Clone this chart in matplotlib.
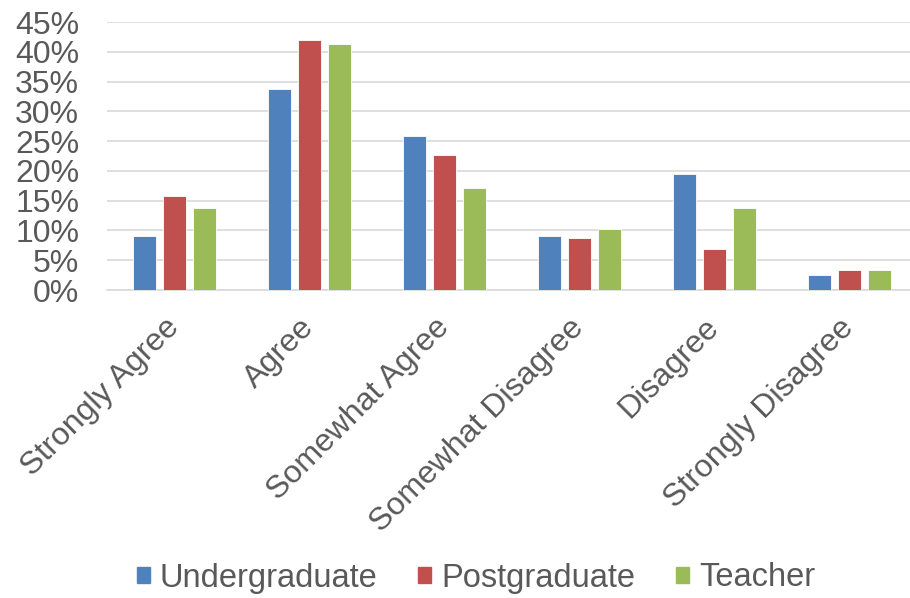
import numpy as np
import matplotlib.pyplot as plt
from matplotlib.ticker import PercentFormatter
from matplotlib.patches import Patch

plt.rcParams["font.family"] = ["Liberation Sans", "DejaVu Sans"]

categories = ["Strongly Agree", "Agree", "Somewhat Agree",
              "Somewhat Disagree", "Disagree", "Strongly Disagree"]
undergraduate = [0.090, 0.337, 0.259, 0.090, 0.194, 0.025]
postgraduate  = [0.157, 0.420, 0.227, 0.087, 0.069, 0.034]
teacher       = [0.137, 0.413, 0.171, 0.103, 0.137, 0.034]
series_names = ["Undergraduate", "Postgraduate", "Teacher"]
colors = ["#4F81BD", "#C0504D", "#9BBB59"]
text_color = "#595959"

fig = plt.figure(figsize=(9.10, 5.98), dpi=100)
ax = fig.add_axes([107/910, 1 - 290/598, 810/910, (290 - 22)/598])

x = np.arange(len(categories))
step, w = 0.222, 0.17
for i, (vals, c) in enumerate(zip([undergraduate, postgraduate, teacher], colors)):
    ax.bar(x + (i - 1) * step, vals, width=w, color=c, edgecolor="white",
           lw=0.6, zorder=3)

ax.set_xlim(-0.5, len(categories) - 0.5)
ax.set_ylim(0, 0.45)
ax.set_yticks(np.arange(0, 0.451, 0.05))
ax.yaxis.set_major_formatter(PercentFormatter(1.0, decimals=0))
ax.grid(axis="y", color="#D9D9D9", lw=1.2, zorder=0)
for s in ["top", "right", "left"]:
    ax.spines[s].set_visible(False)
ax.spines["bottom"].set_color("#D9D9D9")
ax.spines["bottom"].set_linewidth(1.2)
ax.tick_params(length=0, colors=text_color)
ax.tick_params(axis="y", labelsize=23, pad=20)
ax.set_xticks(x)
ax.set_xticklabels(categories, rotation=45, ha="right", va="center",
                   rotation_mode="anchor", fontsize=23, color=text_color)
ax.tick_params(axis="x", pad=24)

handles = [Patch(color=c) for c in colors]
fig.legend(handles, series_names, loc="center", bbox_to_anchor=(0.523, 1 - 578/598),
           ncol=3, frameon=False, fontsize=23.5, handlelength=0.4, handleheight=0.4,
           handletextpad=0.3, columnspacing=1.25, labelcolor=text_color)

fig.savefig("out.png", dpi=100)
● ● ● ● ●
Required task —
Could you repeat all of the material exactly? Pictures should not be copied.

Expected answer —
Clone this chart in matplotlib.
import numpy as np
import matplotlib.pyplot as plt
from matplotlib.ticker import PercentFormatter
from matplotlib.patches import Patch

plt.rcParams["font.family"] = ["Liberation Sans", "DejaVu Sans"]

categories = ["Strongly Agree", "Agree", "Somewhat Agree",
              "Somewhat Disagree", "Disagree", "Strongly Disagree"]
undergraduate = [0.090, 0.337, 0.259, 0.090, 0.194, 0.025]
postgraduate  = [0.157, 0.420, 0.227, 0.087, 0.069, 0.034]
teacher       = [0.137, 0.413, 0.171, 0.103, 0.137, 0.034]
series_names = ["Undergraduate", "Postgraduate", "Teacher"]
colors = ["#4F81BD", "#C0504D", "#9BBB59"]
text_color = "#595959"

fig = plt.figure(figsize=(9.10, 5.98), dpi=100)
ax = fig.add_axes([107/910, 1 - 290/598, 810/910, (290 - 22)/598])

x = np.arange(len(categories))
step, w = 0.222, 0.17
for i, (vals, c) in enumerate(zip([undergraduate, postgraduate, teacher], colors)):
    ax.bar(x + (i - 1) * step, vals, width=w, color=c, edgecolor="white",
           lw=0.6, zorder=3)

ax.set_xlim(-0.5, len(categories) - 0.5)
ax.set_ylim(0, 0.45)
ax.set_yticks(np.arange(0, 0.451, 0.05))
ax.yaxis.set_major_formatter(PercentFormatter(1.0, decimals=0))
ax.grid(axis="y", color="#D9D9D9", lw=1.2, zorder=0)
for s in ["top", "right", "left"]:
    ax.spines[s].set_visible(False)
ax.spines["bottom"].set_color("#D9D9D9")
ax.spines["bottom"].set_linewidth(1.2)
ax.tick_params(length=0, colors=text_color)
ax.tick_params(axis="y", labelsize=23, pad=20)
ax.set_xticks(x)
ax.set_xticklabels(categories, rotation=45, ha="right", va="center",
                   rotation_mode="anchor", fontsize=23, color=text_color)
ax.tick_params(axis="x", pad=24)

handles = [Patch(color=c) for c in colors]
fig.legend(handles, series_names, loc="center", bbox_to_anchor=(0.523, 1 - 578/598),
           ncol=3, frameon=False, fontsize=23.5, handlelength=0.4, handleheight=0.4,
           handletextpad=0.3, columnspacing=1.25, labelcolor=text_color)

fig.savefig("out.png", dpi=100)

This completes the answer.